If I had a dollar for every time I had a friend who “didn’t understand” why they were single, who bemoaned that “something must be wrong” with them, I’d easily be halfway out of my student loan debt. That this — the overwhelming concept of “I don’t get what’s wrong with me?!” — is the reason why a person who is single doesn’t have someone to fight with, cry with, kiss good morning and good night and with whom they can share sweet “I love you”s. Granted, if I had a dollar for every time I said it myself, I’d have absolutely no debt to speak of, which is to say that I get it. I do.
It’s easy to bemoan this — to think there’s something “wrong” with us, and therefore to try to find our flaw, because our flaws are the ones we can control, and therefore, the ones we can fix. It’s not so easy to chalk this singleness that society looks upon like such a tragic flaw (even though it isn’t) up to the simple fact that we haven’t met the right person yet. After all, how many people do we meet every day? How many people do we have to meet until we meet the right person? And how many right people are out there, anyway? What if, in the end, we wind up never meeting them?
But to ask what’s wrong with you, why you’re single, if there’s a curse or a plague that’s keeping you from living happily ever after, you’re asking the wrong questions.
The fact of the matter is, your singleness has little to do with things being wrong, and everything to do with the fact that maybe — just maybe — being single is right for your life in the right now.

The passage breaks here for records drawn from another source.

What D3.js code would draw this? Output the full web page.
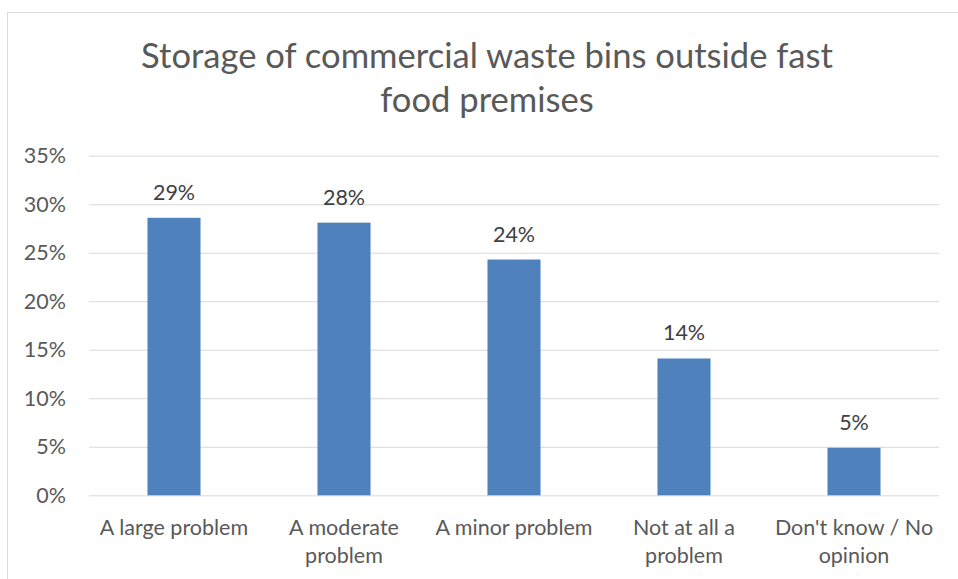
<!DOCTYPE html>
<html><head><meta charset="utf-8">
<script src="https://cdn.jsdelivr.net/npm/d3@7"></script>
<style>body{margin:0;background:#fff}svg{display:block}text{font-family:Lato,"Open Sans",sans-serif}</style>
</head><body>
<svg id="c" width="958" height="579"></svg>
<script>
const titleLines = ["Storage of commercial waste bins outside fast", "food premises"];
const categories = ["A large problem", "A moderate problem", "A minor problem", "Not at all a problem", "Don't know / No opinion"];
const values = [0.286, 0.281, 0.243, 0.141, 0.049];
const dataLabels = ["29%", "28%", "24%", "14%", "5%"];
const yTicks = [0, 0.05, 0.10, 0.15, 0.20, 0.25, 0.30, 0.35];

const svg = d3.select("#c");
const m = {left: 89, right: 939, top: 155.7, bottom: 495.3};
const FS = "21.5px";

svg.append("rect").attr("x", 7.5).attr("y", 12.5).attr("width", 1000).attr("height", 1000)
  .attr("fill", "#fff").attr("stroke", "#d9d9d9").attr("stroke-width", 1);

const x = d3.scaleBand().domain(categories).range([m.left, m.right]).paddingInner(0.688).paddingOuter(0.344);
const y = d3.scaleLinear().domain([0, 0.35]).range([m.bottom, m.top]);

const yAxis = d3.axisLeft(y).tickValues(yTicks).tickFormat(d3.format(".0%")).tickSize(-(m.right - m.left)).tickPadding(23);
const ga = svg.append("g").attr("transform", `translate(${m.left},0)`).call(yAxis);
ga.select(".domain").remove();
ga.selectAll(".tick line").attr("stroke", "#d9d9d9").attr("stroke-width", 1);
ga.selectAll(".tick text").attr("fill", "#595959").style("font-size", FS).style("font-family", "Lato");

svg.append("g").selectAll("rect").data(values).join("rect")
  .attr("x", (d, i) => x(categories[i]))
  .attr("y", d => y(d))
  .attr("width", x.bandwidth())
  .attr("height", d => y(0) - y(d))
  .attr("fill", "#4f81bd");

svg.append("g").selectAll("text").data(values).join("text")
  .attr("x", (d, i) => x(categories[i]) + x.bandwidth() / 2)
  .attr("y", d => y(d) - 18)
  .attr("text-anchor", "middle")
  .attr("fill", "#404040")
  .style("font-size", FS)
  .text((d, i) => dataLabels[i]);

const xg = svg.append("g");
categories.forEach(c => {
  const cx = x(c) + x.bandwidth() / 2;
  const t = xg.append("text").attr("text-anchor", "middle").attr("fill", "#595959").style("font-size", FS);
  const words = c.split(" ");
  let lines = [], cur = "";
  const probe = xg.append("text").style("font-size", FS);
  words.forEach(w => {
    const test = cur ? cur + " " + w : w;
    probe.text(test);
    if (probe.node().getComputedTextLength() > 166 && cur) { lines.push(cur); cur = w; } else cur = test;
  });
  lines.push(cur);
  probe.remove();
  lines.forEach((l, i) => t.append("tspan").attr("x", cx).attr("y", 535 + i * 28).text(l));
});

const tg = svg.append("g");
const tcx = 487;
const targetW = 692;
const tl0 = tg.append("text").attr("x", tcx).attr("y", 68).attr("text-anchor", "middle").attr("fill", "#595959")
  .style("font-size", "32px").style("font-weight", 400).text(titleLines[0]);
const w0 = tl0.node().getComputedTextLength();
const fs = 32 * targetW / w0;
tl0.style("font-size", fs + "px");
tg.append("text").attr("x", tcx).attr("y", 112).attr("text-anchor", "middle").attr("fill", "#595959")
  .style("font-size", fs + "px").style("font-weight", 400).text(titleLines[1]);
</script>
</body></html>
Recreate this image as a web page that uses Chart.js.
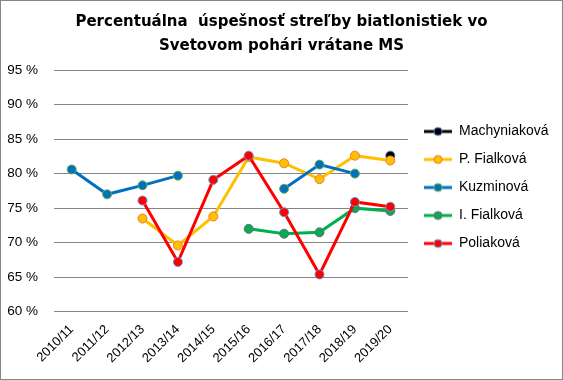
<!DOCTYPE html>
<html>
<head>
<meta charset="utf-8">
<script src="https://cdn.jsdelivr.net/npm/chart.js@4.4.0/dist/chart.umd.min.js"></script>
<style>
  body { margin: 0; background: #fff; }
  #wrap { width: 563px; height: 380px; }
</style>
</head>
<body>
<div id="wrap"><canvas id="myChart" width="563" height="380"></canvas></div>
<script>
const seasons = ["2010/11", "2011/12", "2012/13", "2013/14", "2014/15", "2015/16", "2016/17", "2017/18", "2018/19", "2019/20"];
const machyniakova = [null, null, null, null, null, null, null, null, null, 82.6];
const pFialkova = [null, null, 73.5, 69.6, 73.8, 82.4, 81.5, 79.2, 82.6, 81.9];
const kuzminova = [80.6, 77.0, 78.3, 79.7, null, null, 77.8, 81.3, 80.0, null];
const iFialkova = [null, null, null, null, null, 72.0, 71.3, 71.5, 75.0, 74.6];
const poliakova = [null, null, 76.1, 67.2, 79.1, 82.6, 74.4, 65.4, 75.9, 75.2];
const yTicks = [60, 65, 70, 75, 80, 85, 90, 95];

// line colour, marker fill, marker border
const styles = [
    ["#000000", "#000000", "#4472C4"],
    ["#FFC000", "#FFC000", "#ED7D31"],
    ["#0070C0", "#0070C0", "#70AD47"],
    ["#00B050", "#00B050", "#7F6084"],
    ["#FF0000", "#FF0000", "#5B9BD5"]
]

// legend marker: line with a dot, 2px empty on the left
function makeMarker(s) {
    const c = document.createElement('canvas');
    c.width = 30; c.height = 12;
    const g = c.getContext('2d');
    g.strokeStyle = s[0]; g.lineWidth = 3;
    g.beginPath(); g.moveTo(2, 6); g.lineTo(30, 6); g.stroke();
    g.fillStyle = s[1]; g.strokeStyle = s[2]; g.lineWidth = 1;
    g.beginPath(); g.arc(16, 6, 4, 0, Math.PI * 2); g.fill(); g.stroke();
    return c;
}
const markers = styles.map(makeMarker);

const series = [
    ["Machyniaková", machyniakova],
    ["P. Fialková", pFialkova],
    ["Kuzminová", kuzminova],
    ["I. Fialková", iFialkova],
    ["Poliaková", poliakova]
]

const datasets = series.map((item, index) => {
    return {
        label: item[0],
        data: item[1],
        borderColor: styles[index][0],
        backgroundColor: styles[index][1],
        pointBackgroundColor: styles[index][1],
        pointBorderColor: styles[index][2],
        pointBorderWidth: 1,
        pointRadius: 4.5,
        borderWidth: 3,
        order: series.length - index,
        spanGaps: false,
    }
})

const frame = {
    id: 'frame',
    beforeLayout(chart) {
        // legend gets a fixed width so the names are not cut
        const lg = chart.legend;
        if (lg && !lg._wide) {
            const fit = lg.fit;
            lg.fit = function () { fit.call(this); this.width = 155; };
            lg._wide = true;
        }
    },
    beforeDraw(chart) {
        const ctx = chart.ctx;
        ctx.save();
        ctx.fillStyle = '#fff';
        ctx.fillRect(0, 0, chart.width, chart.height);
        ctx.strokeStyle = '#868686';
        ctx.lineWidth = 1;
        ctx.strokeRect(0.5, 0.5, chart.width - 1, chart.height - 1);
        ctx.restore();
    }
}

new Chart(document.getElementById('myChart'), {
    type: 'line',
    data: { labels: seasons, datasets: datasets },
    plugins: [frame],
    options: {
        responsive: false,
        animation: false,
        layout: { padding: { left: 0, right: 0, top: 0, bottom: 12 } },
        plugins: {
            title: {
                display: true,
                text: ["Percentuálna  úspešnosť streľby biatlonistiek vo", "Svetovom pohári vrátane MS"],
                font: { family: "DejaVu Sans", size: 15, weight: 'bold', lineHeight: 1.6 },
                color: '#000',
                padding: { top: 10, bottom: 12 }
            },
            legend: {
                position: 'right',
                // empty title only nudges the items down a little
                title: { display: true, text: ' ', font: { size: 7, lineHeight: 1 }, padding: 0 },
                labels: {
                    usePointStyle: true,
                    pointStyleWidth: 30,
                    padding: 14,
                    color: '#000',
                    font: { family: "Liberation Sans", size: 14 },
                    sort: (a, b) => a.datasetIndex - b.datasetIndex,
                    generateLabels(chart) {
                        const items = Chart.defaults.plugins.legend.labels.generateLabels(chart);
                        items.forEach(it => { it.pointStyle = markers[it.datasetIndex]; });
                        return items;
                    }
                }
            },
            tooltip: { enabled: false }
        },
        scales: {
            x: {
                offset: true,
                grid: { display: false },
                border: { display: false },
                afterFit: (scale) => { scale.paddingLeft = 0; },
                ticks: {
                    color: '#000',
                    font: { family: "Liberation Sans", size: 13 },
                    maxRotation: 45,
                    minRotation: 45,
                    autoSkip: false,
                    padding: 2
                }
            },
            y: {
                min: 60,
                max: 95,
                afterBuildTicks: (axis) => { axis.ticks = yTicks.map(v => ({ value: v })); },
                afterFit: (axis) => { axis.width = 54; },
                grid: { color: '#868686', drawTicks: false },
                border: { display: false },
                ticks: {
                    color: '#000',
                    font: { family: "Liberation Sans", size: 13.5 },
                    padding: 16,
                    callback: (v) => v + ' %'
                }
            }
        }
    }
});
</script>
</body>
</html>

Sure, sometimes there are things that we need to work on — but never for the sake of anyone else. There are things we do that are counterproductive to dating, let alone being in a relationship. There are the late nights at the office, the self-fulfilling prophecies, the commitment fears, the aversion. We all do things to sabotage our own chances for happiness, in part because sometimes we don’t know if we even deserve it to begin with. And so we stall and avoid and create problems for ourselves. We have our issues, and we have things that we need to work on.
But that doesn’t necessarily mean that something is inherently wrong with us.
Because the first step to having a solid relationship with anyone involves having a solid relationship with yourself. And if you try to change yourself for the sake of someone else, those habits will never stick. They’ll be less genuine. Something will fall through.
The fact of the matter is, it’s much easier to craft a solid relationship with yourself when you’re single — which is not to say that you can’t work on yourself while you’re in a relationship, because you can, and sometimes, your partner can help you along. But we’re humans, and humans like things easy. It’s why we like to ask what’s wrong with us in the first place — because it’s the easy way out. The flipside to this desire to have everything come easy — the way to make what society likes to call a flaw actually work to your benefit — lies in the fact that it’s easy to learn to have a solid relationship with yourself, to know who you are without anyone else tangled up in the stuff that makes up your sense of who you are, and what you want and stand for. In that that sense, then, that singleness can be necessary. Singleness is something we all have to go through, at one point or another, after all.
If you want to know why you haven’t found the right person yet, ask yourself what you can do to increase your chances of meeting someone. If you want to know why you shy away the minute someone shows reciprocal interest, hash it out and try to get down to the bottom of why you fear that commitment. But don’t ask yourself what’s wrong with you — the fact that you think something is wrong is, more often than not, the thing that is wrong.
After all, confidence is attractive. And you shouldn’t be fixated on selling yourself short with the idea that something is wrong – focus instead on all the things you’re doing right.